§ Objective
For this exercise, output only the lines between the "Write the matplotlib code for this chart." line and the "series = ['Front" line, both of them included, and skip all pictures.

§ Data lines
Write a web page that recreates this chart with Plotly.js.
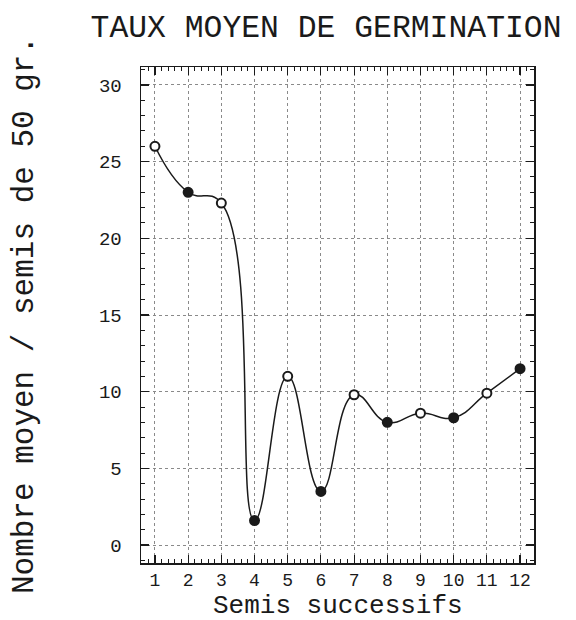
<!DOCTYPE html>
<html>
<head>
<meta charset="utf-8">
<script src="https://cdn.plot.ly/plotly-3.0.1.min.js"></script>
<style>html,body{margin:0;padding:0;background:#fff;}#chart{width:576px;height:620px;}</style>
</head>
<body>
<div id="chart"></div>
<script>
const semis = [1, 2, 3, 4, 5, 6, 7, 8, 9, 10, 11, 12];
const tauxMoyen = [26.0, 23.0, 22.3, 1.6, 11.0, 3.5, 9.8, 8.0, 8.6, 8.3, 9.9, 11.5];
const xTickVals = [1, 2, 3, 4, 5, 6, 7, 8, 9, 10, 11, 12];
const yTickVals = [0, 5, 10, 15, 20, 25, 30];

const ink = '#1a1a1a';
const font = 'Liberation Mono, Courier New, monospace';

const trace = {
  x: semis,
  y: tauxMoyen,
  type: 'scatter',
  mode: 'lines+markers',
  line: {color: ink, width: 1.5, shape: 'spline', smoothing: 1.3},
  marker: {
    size: 9,
    color: semis.map((_, i) => i % 2 === 0 ? '#ffffff' : ink),
    line: {color: ink, width: 2}
  },
  hoverinfo: 'x+y'
};

const axisCommon = {
  showline: true,
  linecolor: ink,
  linewidth: 1.5,
  mirror: 'ticks',
  ticks: 'inside',
  ticklen: 8,
  tickwidth: 1.2,
  tickcolor: ink,
  showgrid: true,
  gridcolor: '#8a8a8a',
  gridwidth: 1,
  griddash: 'dot',
  zeroline: false,
  tickfont: {family: font, size: 19, color: ink}
};

const layout = {
  width: 576,
  height: 620,
  paper_bgcolor: '#ffffff',
  plot_bgcolor: '#ffffff',
  margin: {l: 141, r: 42, t: 67, b: 57},
  showlegend: false,
  title: {
    text: 'TAUX MOYEN DE GERMINATION',
    font: {family: font, size: 31.4, color: ink},
    xref: 'container', yref: 'container',
    x: 0.566, xanchor: 'center',
    y: 0.958, yanchor: 'middle'
  },
  xaxis: Object.assign({}, axisCommon, {
    range: [0.58, 12.42],
    tickmode: 'array',
    tickvals: xTickVals,
    ticktext: xTickVals.map(String),
    ticklabelstandoff: 0,
    tickfont: {family: font, size: 18, color: ink},
    minor: {dtick: 0.2, tick0: 0, ticks: 'inside', ticklen: 4, tickwidth: 1, tickcolor: ink, showgrid: false}
  }),
  yaxis: Object.assign({}, axisCommon, {
    range: [-1.17, 31.17],
    tickmode: 'array',
    tickvals: yTickVals,
    ticktext: yTickVals.map(String),
    ticklabelstandoff: 14,
    minor: {dtick: 1, tick0: 0, ticks: 'inside', ticklen: 4, tickwidth: 1, tickcolor: ink, showgrid: false},
    title: {text: 'Nombre moyen / semis de 50 gr.', font: {family: font, size: 31, color: ink}, standoff: 56}
  }),
  annotations: [{
    text: 'Semis successifs',
    xref: 'paper', yref: 'paper',
    x: 0.5, xanchor: 'center',
    y: -0.0875, yanchor: 'middle',
    showarrow: false,
    font: {family: font, size: 26, color: ink}
  }]
};

Plotly.newPlot('chart', [trace], layout, {staticPlot: true, displayModeBar: false});
</script>
</body>
</html>
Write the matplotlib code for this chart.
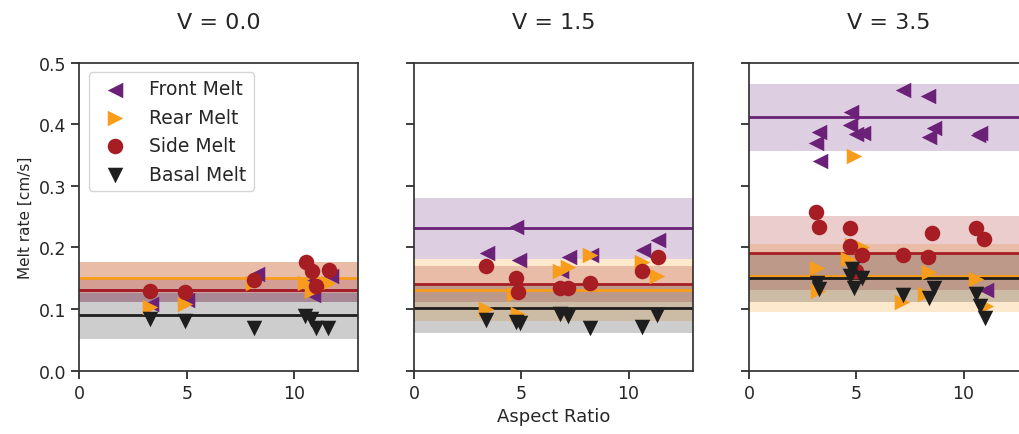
import matplotlib
matplotlib.use("Agg")
import matplotlib.pyplot as plt

plt.rcParams['font.family'] = 'DejaVu Sans'
plt.rcParams['text.color'] = '.15'
plt.rcParams['axes.labelcolor'] = '.15'
plt.rcParams['xtick.color'] = '.15'
plt.rcParams['ytick.color'] = '.15'
plt.rcParams['axes.edgecolor'] = '.2'

# panel titles
speeds = ['V = 0.0', 'V = 1.5', 'V = 3.5']
series = ['Front Melt', 'Rear Melt', 'Side Melt', 'Basal Melt']

# scatter data, one list per panel
front_ar = [[3.35, 5.0, 8.28, 10.6, 10.9, 11.7],
            [3.4, 4.88, 4.75, 6.85, 7.2, 8.26, 10.67, 11.37],
            [7.2, 8.36, 4.75, 4.72, 5.0, 5.33, 3.26, 3.1, 3.3, 8.6, 8.37, 10.67, 10.75, 11.05]]
front_rate = [[0.109, 0.115, 0.157, 0.14, 0.123, 0.154],
              [0.191, 0.179, 0.234, 0.162, 0.184, 0.188, 0.196, 0.212],
              [0.455, 0.445, 0.420, 0.398, 0.384, 0.385, 0.387, 0.370, 0.340, 0.394, 0.380, 0.383, 0.386, 0.131]]

rear_ar = [[3.29, 4.9, 8.1, 10.5, 10.85, 11.6],
           [3.35, 4.83, 4.64, 6.78, 7.17, 8.18, 10.64, 11.34],
           [3.15, 3.2, 4.78, 5.25, 4.63, 7.15, 8.4, 8.2, 10.56, 11.05, 4.9]]
rear_rate = [[0.103, 0.108, 0.142, 0.143, 0.130, 0.142],
             [0.100, 0.092, 0.125, 0.162, 0.169, 0.187, 0.176, 0.154],
             [0.166, 0.130, 0.204, 0.200, 0.181, 0.111, 0.160, 0.125, 0.149, 0.105, 0.349]]

side_ar = [[3.31, 4.93, 8.15, 10.58, 10.85, 11.0, 11.63],
           [3.36, 4.74, 4.86, 6.78, 7.17, 8.18, 10.64, 11.36],
           [3.1, 3.26, 4.72, 4.69, 5.25, 4.98, 7.16, 8.33, 8.55, 10.6, 10.97]]
side_rate = [[0.130, 0.127, 0.148, 0.177, 0.162, 0.137, 0.163],
             [0.170, 0.150, 0.127, 0.134, 0.135, 0.142, 0.161, 0.184],
             [0.257, 0.234, 0.231, 0.203, 0.188, 0.162, 0.188, 0.184, 0.223, 0.231, 0.214]]

basal_ar = [[3.3, 4.92, 8.15, 10.5, 10.8, 11.0, 11.6],
            [3.35, 4.75, 4.95, 6.8, 7.17, 8.18, 10.64, 11.34],
            [3.15, 3.26, 4.8, 4.7, 4.9, 5.28, 7.16, 8.4, 8.6, 10.6, 10.75, 11.0]]
basal_rate = [[0.084, 0.081, 0.069, 0.089, 0.084, 0.069, 0.069],
              [0.082, 0.079, 0.077, 0.092, 0.089, 0.070, 0.071, 0.090],
              [0.143, 0.133, 0.165, 0.154, 0.134, 0.150, 0.123, 0.118, 0.135, 0.125, 0.105, 0.086]]

# mean lines and bands (low, high) per panel
front_mean = [0.131, 0.231, 0.411]
front_lo = [0.111, 0.181, 0.356]
front_hi = [0.151, 0.280, 0.465]
rear_mean = [0.151, 0.131, 0.153]
rear_lo = [0.126, 0.081, 0.096]
rear_hi = [0.176, 0.181, 0.206]
side_mean = [0.131, 0.141, 0.191]
side_lo = [0.111, 0.111, 0.131]
side_hi = [0.176, 0.170, 0.251]
basal_mean = [0.091, 0.101, 0.151]
basal_lo = [0.052, 0.061, 0.111]
basal_hi = [0.126, 0.141, 0.189]

colors = ['#6b2177', '#f89c1c', '#a61d24', '#1e1e1e']
markers = ['<', '>', 'o', 'v']

fig = plt.figure(figsize=(10.2, 4.35), dpi=100)
lefts = [0.0779, 0.4059, 0.7343]
axes = [fig.add_axes([l, 0.1455, 0.2735, 0.7083]) for l in lefts]

all_ar = [front_ar, rear_ar, side_ar, basal_ar]
all_rate = [front_rate, rear_rate, side_rate, basal_rate]
all_mean = [front_mean, rear_mean, side_mean, basal_mean]
all_lo = [front_lo, rear_lo, side_lo, basal_lo]
all_hi = [front_hi, rear_hi, side_hi, basal_hi]

for i, ax in enumerate(axes):
    # shaded bands, then mean lines, then the points on top
    for k in range(4):
        ax.axhspan(all_lo[k][i], all_hi[k][i], color=colors[k], alpha=0.22, lw=0)
    for k in range(4):
        ax.axhline(all_mean[k][i], color=colors[k], lw=2)
    for k in range(4):
        ax.scatter(all_ar[k][i], all_rate[k][i], s=125, marker=markers[k],
                   color=colors[k], lw=0, label=series[k], zorder=3)
    ax.set_xlim(0, 13)
    ax.set_ylim(0, 0.5)
    ax.set_xticks([0, 5, 10])
    ax.set_yticks([0, 0.1, 0.2, 0.3, 0.4, 0.5])
    ax.tick_params(labelsize=12.5, length=6, width=1.25)
    for sp in ax.spines.values():
        sp.set_linewidth(1.25)
    ax.set_title(speeds[i], fontsize=16, pad=25)
    if i > 0:
        ax.set_yticklabels([])

axes[0].set_ylabel('Melt rate [cm/s]', fontsize=11)
axes[1].set_xlabel('Aspect Ratio', fontsize=13)
axes[0].legend(loc='upper left', fontsize=13.5)

fig.savefig('out.png', dpi=100)
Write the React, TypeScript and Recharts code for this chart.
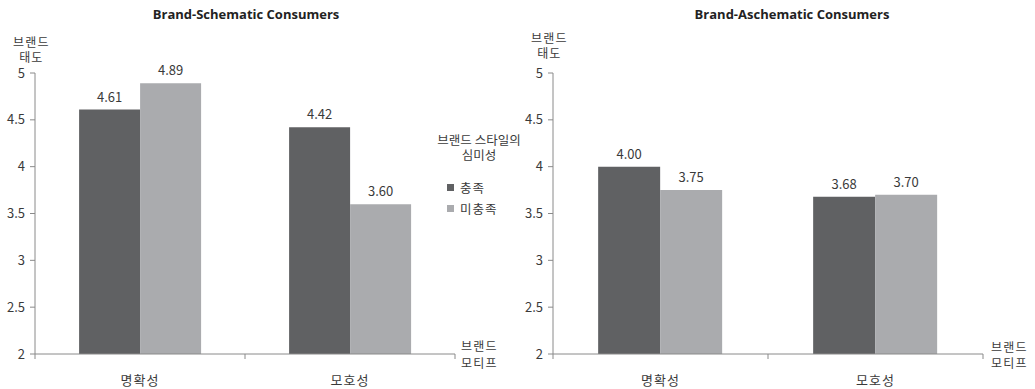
import React from 'react';
import { BarChart, Bar, XAxis, YAxis, LabelList } from 'recharts';

const categories = ['명확성', '모호성'];
const seriesNames = ['충족', '미충족'];
const schematicSatisfied = [4.61, 4.42];
const schematicUnsatisfied = [4.89, 3.6];
const aschematicSatisfied = [4.0, 3.68];
const aschematicUnsatisfied = [3.75, 3.7];
const yTicks = [2, 2.5, 3, 3.5, 4, 4.5, 5];
const titles = ['Brand-Schematic Consumers', 'Brand-Aschematic Consumers'];
const yAxisTitle = ['브랜드', '태도'];
const xAxisTitle = ['브랜드', '모티프'];
const legendTitle = ['브랜드 스타일의', '심미성'];

const colors = ['#606163', '#aaabae'];
const axisColor = '#8a8a8a';
const textColor = '#3a3a3a';
const FONT = '"Noto Sans CJK KR", "Noto Sans", sans-serif';

const TICK_SIZE = 6;
const TICK_MARGIN = 16;

const buildData = (a: number[], b: number[]) =>
  categories.map((c, i) => ({ category: c, s0: a[i], s1: b[i] }));

const leftData = buildData(schematicSatisfied, schematicUnsatisfied);
const rightData = buildData(aschematicSatisfied, aschematicUnsatisfied);

const CatTick = (props: any) => {
  const { x, y, payload, index, visibleTicksCount } = props;
  const off = payload && payload.offset ? payload.offset : 0;
  const axisY = y - TICK_SIZE - TICK_MARGIN;
  const isLast = index === visibleTicksCount - 1;
  return (
    <g>
      <line x1={x - off} x2={x - off} y1={axisY} y2={axisY + 5} stroke={axisColor} />
      {isLast && <line x1={x + off} x2={x + off} y1={axisY} y2={axisY + 5} stroke={axisColor} />}
      <text
        x={x}
        y={y}
        dy="0.71em"
        textAnchor="middle"
        fill={textColor}
        fontSize={13}
        letterSpacing={1}
        fontFamily={FONT}
      >
        {payload.value}
      </text>
    </g>
  );
};

function Panel({ data, width, marginRight }: { data: any[]; width: number; marginRight: number }) {
  return (
    <BarChart
      width={width}
      height={389}
      data={data}
      margin={{ top: 73, right: marginRight, bottom: 5, left: 0 }}
      barCategoryGap="21%"
      barGap={0}
      style={{ fontFamily: FONT }}
    >
      <XAxis
        dataKey="category"
        height={30}
        axisLine={{ stroke: axisColor }}
        tickLine={false}
        tickSize={TICK_SIZE}
        tickMargin={TICK_MARGIN}
        tick={<CatTick />}
        interval={0}
      />
      <YAxis
        domain={[2, 5]}
        ticks={yTicks}
        width={35}
        tickSize={5}
        tickMargin={5}
        tickLine={{ stroke: axisColor }}
        axisLine={{ stroke: axisColor }}
        tick={{ fill: textColor, fontSize: 13 }}
        interval={0}
      />
      {['s0', 's1'].map((k, i) => (
        <Bar key={k} dataKey={k} fill={colors[i]} isAnimationActive={false} name={seriesNames[i]}>
          <LabelList
            dataKey={k}
            position="top"
            offset={8}
            fill={textColor}
            fontSize={13}
            formatter={(v: any) => Number(v).toFixed(2)}
          />
        </Bar>
      ))}
    </BarChart>
  );
}

const twoLine = (lines: string[], lh: number, style: React.CSSProperties) => (
  <div
    style={{
      position: 'absolute',
      fontFamily: FONT,
      fontSize: 12,
      lineHeight: `${lh}px`,
      color: textColor,
      letterSpacing: 1.2,
      whiteSpace: 'nowrap',
      ...style,
    }}
  >
    {lines.map((l) => (
      <div key={l} style={{ height: lh }}>{l}</div>
    ))}
  </div>
);

export default function App() {
  return (
    <div style={{ position: 'absolute', left: 0, top: 0, width: 1035, height: 389, background: '#fff', overflow: 'hidden' }}>
      <div style={{ position: 'absolute', left: 0, top: 0 }}>
        <Panel data={leftData} width={520} marginRight={65} />
      </div>
      <div style={{ position: 'absolute', left: 518, top: 0 }}>
        <Panel data={rightData} width={517} marginRight={52} />
      </div>
      {[246, 792].map((cx, i) => (
        <div
          key={titles[i]}
          style={{
            position: 'absolute',
            left: cx - 150,
            width: 300,
            top: 5,
            textAlign: 'center',
            fontFamily: '"Open Sans", sans-serif',
            fontWeight: 700,
            fontSize: 13,
            color: '#222',
          }}
        >
          {titles[i]}
        </div>
      ))}
      {twoLine(yAxisTitle, 15, { left: 13, top: 34, textAlign: 'center' })}
      {twoLine(yAxisTitle, 15, { left: 531, top: 30, textAlign: 'center' })}
      {twoLine(xAxisTitle, 17, { left: 461, top: 337, textAlign: 'left' })}
      {twoLine(xAxisTitle, 16, { left: 991, top: 339, textAlign: 'left' })}
      <div style={{ position: 'absolute', left: 414, top: 132, width: 130, fontFamily: FONT, fontSize: 12.5, color: textColor }}>
        <div style={{ textAlign: 'center', width: 130 }}>
          {legendTitle.map((l) => (
            <div key={l} style={{ height: 15, lineHeight: '15px' }}>{l}</div>
          ))}
        </div>
        {seriesNames.map((n, i) => (
          <div key={n} style={{ position: 'absolute', left: 33, top: 48 + i * 21, display: 'flex', alignItems: 'center', lineHeight: '15px', letterSpacing: 1 }}>
            <span style={{ display: 'inline-block', width: 7, height: 7, background: colors[i], marginRight: 6 }} />
            {n}
          </div>
        ))}
      </div>
    </div>
  );
}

§ Full output
Write the matplotlib code for this chart.
import matplotlib
matplotlib.use("Agg")
import matplotlib.pyplot as plt

plt.rcParams['font.family'] = 'DejaVu Sans'
plt.rcParams['text.color'] = '.15'
plt.rcParams['axes.labelcolor'] = '.15'
plt.rcParams['xtick.color'] = '.15'
plt.rcParams['ytick.color'] = '.15'
plt.rcParams['axes.edgecolor'] = '.2'

# panel titles
speeds = ['V = 0.0', 'V = 1.5', 'V = 3.5']
series = ['Front Melt', 'Rear Melt', 'Side Melt', 'Basal Melt']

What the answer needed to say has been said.